Yesterday Jim's housemate said he got a confused message in his mailbox
section of our answering machine which might be for us, and I got one on my
machine that consisted of the second half of Jim's number, so I called our
retired math professor friend with the pentium. He thinks he 'might have
called'. He succeeded once in getting online with his Pentium. Now
everything is wider and he can't make it go away. Judicious questioning
reveals that there is some sort of error message on screen when he boots Win98
and he conjectures it may be related to his not having turned the thing off
properly, despite trying to follow our instructions to hang up first by
clickingon the picture of two screens, and then doing START Shutoff and
waiting. What does he do to fix this problem other than have us stop by?
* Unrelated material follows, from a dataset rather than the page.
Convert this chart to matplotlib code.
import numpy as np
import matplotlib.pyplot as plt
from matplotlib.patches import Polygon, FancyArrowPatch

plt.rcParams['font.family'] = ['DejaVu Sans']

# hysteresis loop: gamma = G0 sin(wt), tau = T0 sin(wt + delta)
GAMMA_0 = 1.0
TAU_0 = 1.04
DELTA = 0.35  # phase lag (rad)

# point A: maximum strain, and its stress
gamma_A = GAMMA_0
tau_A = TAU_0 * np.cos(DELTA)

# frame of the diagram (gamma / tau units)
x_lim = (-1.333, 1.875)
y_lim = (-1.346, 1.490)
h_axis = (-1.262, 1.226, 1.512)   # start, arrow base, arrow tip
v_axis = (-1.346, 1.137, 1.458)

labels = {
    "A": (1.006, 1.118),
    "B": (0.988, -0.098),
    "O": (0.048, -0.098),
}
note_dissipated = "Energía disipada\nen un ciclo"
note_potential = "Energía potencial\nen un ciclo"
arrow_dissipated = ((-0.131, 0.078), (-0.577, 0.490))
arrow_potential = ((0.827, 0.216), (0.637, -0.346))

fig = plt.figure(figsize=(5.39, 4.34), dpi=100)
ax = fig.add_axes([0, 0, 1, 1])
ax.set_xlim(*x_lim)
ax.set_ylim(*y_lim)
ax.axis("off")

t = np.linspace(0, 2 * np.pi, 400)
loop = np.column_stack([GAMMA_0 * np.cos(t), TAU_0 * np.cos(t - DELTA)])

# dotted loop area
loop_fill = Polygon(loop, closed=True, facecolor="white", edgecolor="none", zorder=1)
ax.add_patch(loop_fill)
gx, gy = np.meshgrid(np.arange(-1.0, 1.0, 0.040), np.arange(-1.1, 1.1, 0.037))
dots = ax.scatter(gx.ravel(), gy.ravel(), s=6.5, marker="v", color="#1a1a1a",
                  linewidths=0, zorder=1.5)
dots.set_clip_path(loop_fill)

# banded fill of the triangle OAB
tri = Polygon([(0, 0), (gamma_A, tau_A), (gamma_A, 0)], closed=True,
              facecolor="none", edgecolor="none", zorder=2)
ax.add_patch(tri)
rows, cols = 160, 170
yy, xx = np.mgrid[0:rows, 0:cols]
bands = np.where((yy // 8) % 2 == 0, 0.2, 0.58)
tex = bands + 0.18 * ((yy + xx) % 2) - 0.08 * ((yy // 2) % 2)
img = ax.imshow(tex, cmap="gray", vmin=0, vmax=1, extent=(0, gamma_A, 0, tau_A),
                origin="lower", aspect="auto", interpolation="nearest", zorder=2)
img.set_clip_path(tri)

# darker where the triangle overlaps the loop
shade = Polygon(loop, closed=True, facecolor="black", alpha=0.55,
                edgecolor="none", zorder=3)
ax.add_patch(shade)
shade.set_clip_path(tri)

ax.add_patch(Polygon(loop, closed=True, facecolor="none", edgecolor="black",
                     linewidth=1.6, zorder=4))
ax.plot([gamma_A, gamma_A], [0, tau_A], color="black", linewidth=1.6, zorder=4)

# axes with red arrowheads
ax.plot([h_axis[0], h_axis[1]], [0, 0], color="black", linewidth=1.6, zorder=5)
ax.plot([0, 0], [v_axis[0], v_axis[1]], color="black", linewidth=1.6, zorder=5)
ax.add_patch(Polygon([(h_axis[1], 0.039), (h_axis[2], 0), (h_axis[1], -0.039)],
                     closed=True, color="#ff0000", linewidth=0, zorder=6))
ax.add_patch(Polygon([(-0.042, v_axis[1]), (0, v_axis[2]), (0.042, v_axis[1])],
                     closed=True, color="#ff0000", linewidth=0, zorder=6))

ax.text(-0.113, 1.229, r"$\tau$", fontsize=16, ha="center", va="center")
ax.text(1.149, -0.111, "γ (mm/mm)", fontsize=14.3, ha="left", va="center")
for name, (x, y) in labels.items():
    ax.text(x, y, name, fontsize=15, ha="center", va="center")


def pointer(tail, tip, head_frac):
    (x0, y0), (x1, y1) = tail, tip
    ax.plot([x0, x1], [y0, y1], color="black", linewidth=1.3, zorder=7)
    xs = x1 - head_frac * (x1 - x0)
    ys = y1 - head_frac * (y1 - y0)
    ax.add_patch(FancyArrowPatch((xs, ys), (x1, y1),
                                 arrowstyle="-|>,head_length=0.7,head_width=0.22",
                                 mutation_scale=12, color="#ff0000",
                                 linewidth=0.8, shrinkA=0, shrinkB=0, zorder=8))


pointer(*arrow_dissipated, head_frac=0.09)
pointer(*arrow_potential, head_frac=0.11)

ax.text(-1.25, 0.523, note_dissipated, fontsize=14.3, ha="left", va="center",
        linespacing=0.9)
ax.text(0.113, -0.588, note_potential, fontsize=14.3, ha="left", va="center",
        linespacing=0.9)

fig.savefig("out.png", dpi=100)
And someone notified him (probably by grex e-mail) that their email to him
came back and notified him they were sending another e-mail. I suggested he
tell them he could not receive e-mails over 70K at his usual address and that
this was a totally unrelated problem.
We may stop by and fix his error message, if we can, and try to automate at
least the dialing by putting that in a Startup Folder. I am told you can get
rid of the request for Network Password by editing the registry but I don't
know where to find that and was warned it could cause problems. Would
automating the dialing get rid of Network Password request? The simpler we
can make this for our friend, obviously the better. Is there some way we
can create a shortcut to 'shut down the computer' to bypass START? Will one
of those automatic shutdowns (where you do not touch the power switch) hang
up the modem so we can bypass that step? On the Win31 computer he never did
get the hang of hanging up and always dialed again during hangup. He said
it worked and not to worry about it. Dialing brought up that little screen
that said Disconnect.
He will first ask for help from the neighbor (the one who changed the Windows
31 color scheme for him and got the new computer plugged in).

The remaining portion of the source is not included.